Look through the data below and say how many of its lines contain "this", adding nothing else.
++++ RECORDS SUPPLIED ++++
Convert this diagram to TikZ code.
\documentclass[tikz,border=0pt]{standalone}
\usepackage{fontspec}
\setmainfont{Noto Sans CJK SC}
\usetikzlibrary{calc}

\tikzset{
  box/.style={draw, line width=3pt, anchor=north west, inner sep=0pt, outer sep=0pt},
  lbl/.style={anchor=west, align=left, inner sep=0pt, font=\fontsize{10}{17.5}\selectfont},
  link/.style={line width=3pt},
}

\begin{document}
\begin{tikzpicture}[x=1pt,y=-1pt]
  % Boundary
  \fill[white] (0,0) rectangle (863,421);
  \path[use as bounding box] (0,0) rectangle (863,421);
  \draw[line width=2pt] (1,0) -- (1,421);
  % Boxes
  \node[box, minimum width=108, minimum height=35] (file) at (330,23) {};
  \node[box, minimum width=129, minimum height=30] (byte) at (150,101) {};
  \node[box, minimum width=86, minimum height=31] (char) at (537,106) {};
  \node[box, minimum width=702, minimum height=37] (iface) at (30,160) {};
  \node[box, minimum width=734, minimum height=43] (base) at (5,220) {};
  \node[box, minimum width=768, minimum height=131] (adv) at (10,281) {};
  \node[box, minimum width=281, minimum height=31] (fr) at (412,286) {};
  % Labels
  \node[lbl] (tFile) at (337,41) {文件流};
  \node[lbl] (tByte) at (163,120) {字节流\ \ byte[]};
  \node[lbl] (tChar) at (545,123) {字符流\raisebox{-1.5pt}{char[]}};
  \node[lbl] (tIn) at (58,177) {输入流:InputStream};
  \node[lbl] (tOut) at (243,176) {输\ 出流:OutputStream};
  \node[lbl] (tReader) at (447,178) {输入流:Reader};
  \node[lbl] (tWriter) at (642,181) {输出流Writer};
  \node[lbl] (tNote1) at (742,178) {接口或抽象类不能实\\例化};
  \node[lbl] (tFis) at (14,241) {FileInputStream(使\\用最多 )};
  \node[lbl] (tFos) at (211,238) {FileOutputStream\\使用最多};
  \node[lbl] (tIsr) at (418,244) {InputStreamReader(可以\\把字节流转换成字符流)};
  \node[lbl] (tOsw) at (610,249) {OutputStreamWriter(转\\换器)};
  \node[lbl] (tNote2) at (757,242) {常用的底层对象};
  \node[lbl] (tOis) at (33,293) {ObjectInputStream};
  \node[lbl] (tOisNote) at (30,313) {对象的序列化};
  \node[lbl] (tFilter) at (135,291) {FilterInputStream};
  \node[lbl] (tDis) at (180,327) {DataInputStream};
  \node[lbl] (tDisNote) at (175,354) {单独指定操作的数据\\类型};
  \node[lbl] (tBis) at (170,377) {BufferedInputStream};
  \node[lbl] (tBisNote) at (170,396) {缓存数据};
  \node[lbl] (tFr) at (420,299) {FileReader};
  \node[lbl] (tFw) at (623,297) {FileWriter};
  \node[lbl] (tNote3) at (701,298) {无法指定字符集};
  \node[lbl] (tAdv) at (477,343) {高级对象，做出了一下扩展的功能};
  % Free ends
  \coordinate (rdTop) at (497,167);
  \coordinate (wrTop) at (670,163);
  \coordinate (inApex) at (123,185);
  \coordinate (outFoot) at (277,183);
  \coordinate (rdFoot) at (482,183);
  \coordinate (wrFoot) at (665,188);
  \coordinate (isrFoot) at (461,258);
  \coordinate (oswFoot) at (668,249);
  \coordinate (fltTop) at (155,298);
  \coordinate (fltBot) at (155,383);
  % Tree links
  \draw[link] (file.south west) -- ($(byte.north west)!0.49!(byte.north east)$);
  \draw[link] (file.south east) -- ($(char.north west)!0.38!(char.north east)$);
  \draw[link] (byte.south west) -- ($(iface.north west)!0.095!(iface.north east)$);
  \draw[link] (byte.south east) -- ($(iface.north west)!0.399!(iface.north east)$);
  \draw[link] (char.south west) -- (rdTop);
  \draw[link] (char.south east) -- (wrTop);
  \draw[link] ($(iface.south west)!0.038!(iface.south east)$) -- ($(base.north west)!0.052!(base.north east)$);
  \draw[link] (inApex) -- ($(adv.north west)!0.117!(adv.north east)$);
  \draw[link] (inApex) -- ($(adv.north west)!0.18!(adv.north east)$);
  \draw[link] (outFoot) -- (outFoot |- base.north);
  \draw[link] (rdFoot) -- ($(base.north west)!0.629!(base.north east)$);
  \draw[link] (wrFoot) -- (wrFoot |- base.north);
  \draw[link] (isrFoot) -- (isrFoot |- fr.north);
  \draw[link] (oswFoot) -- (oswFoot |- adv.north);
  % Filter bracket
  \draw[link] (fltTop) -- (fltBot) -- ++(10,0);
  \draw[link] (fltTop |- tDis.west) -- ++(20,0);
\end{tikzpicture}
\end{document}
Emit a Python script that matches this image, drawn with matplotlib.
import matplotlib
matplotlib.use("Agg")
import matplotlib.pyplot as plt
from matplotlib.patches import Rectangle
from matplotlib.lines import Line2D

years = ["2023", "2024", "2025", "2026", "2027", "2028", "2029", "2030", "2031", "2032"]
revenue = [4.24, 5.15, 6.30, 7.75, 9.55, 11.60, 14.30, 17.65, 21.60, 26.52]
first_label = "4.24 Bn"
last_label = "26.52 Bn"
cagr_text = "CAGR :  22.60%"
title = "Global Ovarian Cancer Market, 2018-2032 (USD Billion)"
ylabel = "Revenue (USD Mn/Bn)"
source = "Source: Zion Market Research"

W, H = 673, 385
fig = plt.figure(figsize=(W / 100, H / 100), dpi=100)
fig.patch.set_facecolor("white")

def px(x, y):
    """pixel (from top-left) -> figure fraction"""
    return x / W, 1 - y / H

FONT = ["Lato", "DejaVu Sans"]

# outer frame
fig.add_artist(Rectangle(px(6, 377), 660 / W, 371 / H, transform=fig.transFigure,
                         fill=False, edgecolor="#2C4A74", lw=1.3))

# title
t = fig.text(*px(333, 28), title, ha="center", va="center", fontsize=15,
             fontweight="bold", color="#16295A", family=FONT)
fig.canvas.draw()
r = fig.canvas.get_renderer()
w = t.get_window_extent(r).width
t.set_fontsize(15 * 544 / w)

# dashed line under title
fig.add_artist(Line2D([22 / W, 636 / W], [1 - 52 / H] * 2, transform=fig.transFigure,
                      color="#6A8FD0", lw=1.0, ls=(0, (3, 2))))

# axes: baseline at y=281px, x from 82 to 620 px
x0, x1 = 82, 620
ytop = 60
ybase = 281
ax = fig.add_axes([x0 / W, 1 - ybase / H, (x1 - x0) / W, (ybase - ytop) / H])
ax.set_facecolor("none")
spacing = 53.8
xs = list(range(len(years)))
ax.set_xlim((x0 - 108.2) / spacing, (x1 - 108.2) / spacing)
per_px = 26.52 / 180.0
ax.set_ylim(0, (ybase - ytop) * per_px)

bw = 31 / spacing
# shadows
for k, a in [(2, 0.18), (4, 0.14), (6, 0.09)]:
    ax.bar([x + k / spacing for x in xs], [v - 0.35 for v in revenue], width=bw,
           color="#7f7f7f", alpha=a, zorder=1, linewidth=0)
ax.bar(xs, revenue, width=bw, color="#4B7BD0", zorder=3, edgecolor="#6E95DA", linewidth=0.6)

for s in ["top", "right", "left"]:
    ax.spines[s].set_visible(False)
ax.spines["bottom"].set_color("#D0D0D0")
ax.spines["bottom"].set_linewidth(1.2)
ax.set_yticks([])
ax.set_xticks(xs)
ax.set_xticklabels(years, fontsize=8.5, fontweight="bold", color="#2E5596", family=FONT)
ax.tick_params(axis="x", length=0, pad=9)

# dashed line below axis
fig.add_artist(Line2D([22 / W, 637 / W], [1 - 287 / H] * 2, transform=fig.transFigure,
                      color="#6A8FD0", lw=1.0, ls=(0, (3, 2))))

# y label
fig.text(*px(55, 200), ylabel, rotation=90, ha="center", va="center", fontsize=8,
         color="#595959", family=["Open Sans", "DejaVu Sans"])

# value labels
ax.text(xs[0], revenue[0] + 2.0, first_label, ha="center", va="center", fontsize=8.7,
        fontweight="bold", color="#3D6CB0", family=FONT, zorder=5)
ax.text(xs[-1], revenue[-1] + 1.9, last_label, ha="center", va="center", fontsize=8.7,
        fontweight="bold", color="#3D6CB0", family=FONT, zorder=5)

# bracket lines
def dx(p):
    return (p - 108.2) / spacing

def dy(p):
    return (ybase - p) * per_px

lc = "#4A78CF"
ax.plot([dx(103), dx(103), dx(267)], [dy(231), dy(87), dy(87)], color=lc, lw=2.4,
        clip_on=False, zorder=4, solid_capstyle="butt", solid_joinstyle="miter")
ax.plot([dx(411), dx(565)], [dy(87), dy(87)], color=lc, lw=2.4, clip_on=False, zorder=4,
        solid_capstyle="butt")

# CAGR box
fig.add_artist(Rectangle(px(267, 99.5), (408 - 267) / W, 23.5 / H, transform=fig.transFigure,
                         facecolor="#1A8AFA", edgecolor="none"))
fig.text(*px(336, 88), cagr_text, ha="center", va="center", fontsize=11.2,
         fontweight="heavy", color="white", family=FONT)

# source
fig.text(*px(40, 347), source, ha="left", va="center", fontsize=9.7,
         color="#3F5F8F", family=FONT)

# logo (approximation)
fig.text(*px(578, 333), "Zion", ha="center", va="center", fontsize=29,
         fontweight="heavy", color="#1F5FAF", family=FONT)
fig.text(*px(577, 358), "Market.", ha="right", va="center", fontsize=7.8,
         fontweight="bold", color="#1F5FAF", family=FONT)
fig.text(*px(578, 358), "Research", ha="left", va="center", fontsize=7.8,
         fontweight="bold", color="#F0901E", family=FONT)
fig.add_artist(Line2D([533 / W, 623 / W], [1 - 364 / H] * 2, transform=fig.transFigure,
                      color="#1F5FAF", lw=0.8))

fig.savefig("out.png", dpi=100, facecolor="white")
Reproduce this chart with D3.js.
++++
**REPLY TO THE TASK**
3